═══ MATERIAL TO PROCESS

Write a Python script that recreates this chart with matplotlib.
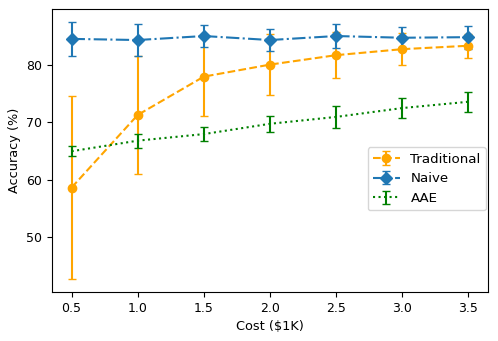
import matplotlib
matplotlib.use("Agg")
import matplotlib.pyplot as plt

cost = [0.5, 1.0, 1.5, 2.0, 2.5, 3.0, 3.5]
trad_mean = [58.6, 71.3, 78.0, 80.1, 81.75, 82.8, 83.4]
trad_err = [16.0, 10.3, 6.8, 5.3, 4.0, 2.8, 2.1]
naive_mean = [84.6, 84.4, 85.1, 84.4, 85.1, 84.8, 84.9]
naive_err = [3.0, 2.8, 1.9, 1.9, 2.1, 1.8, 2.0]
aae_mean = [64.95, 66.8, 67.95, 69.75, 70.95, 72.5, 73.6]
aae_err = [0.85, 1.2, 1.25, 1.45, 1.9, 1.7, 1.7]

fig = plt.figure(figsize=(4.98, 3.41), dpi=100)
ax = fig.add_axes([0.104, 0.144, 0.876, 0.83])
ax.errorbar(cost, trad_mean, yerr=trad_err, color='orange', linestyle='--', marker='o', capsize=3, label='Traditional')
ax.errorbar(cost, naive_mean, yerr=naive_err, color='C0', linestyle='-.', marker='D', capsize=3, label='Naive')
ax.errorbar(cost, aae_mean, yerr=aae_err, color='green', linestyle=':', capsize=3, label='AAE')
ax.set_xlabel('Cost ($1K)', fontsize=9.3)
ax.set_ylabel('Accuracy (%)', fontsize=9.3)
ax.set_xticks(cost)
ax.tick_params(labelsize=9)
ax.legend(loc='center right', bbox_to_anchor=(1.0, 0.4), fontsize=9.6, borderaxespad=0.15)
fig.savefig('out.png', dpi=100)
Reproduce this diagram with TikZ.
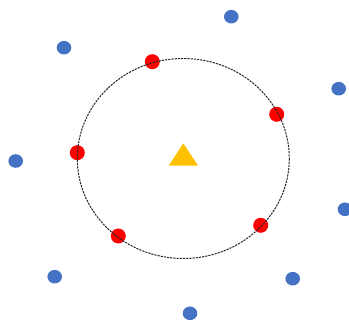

══════

Look through the records and gather every line containing "this".

_RESPONSE_.
Write a Python script that recreates this chart with matplotlib.
Reproduce this diagram with TikZ.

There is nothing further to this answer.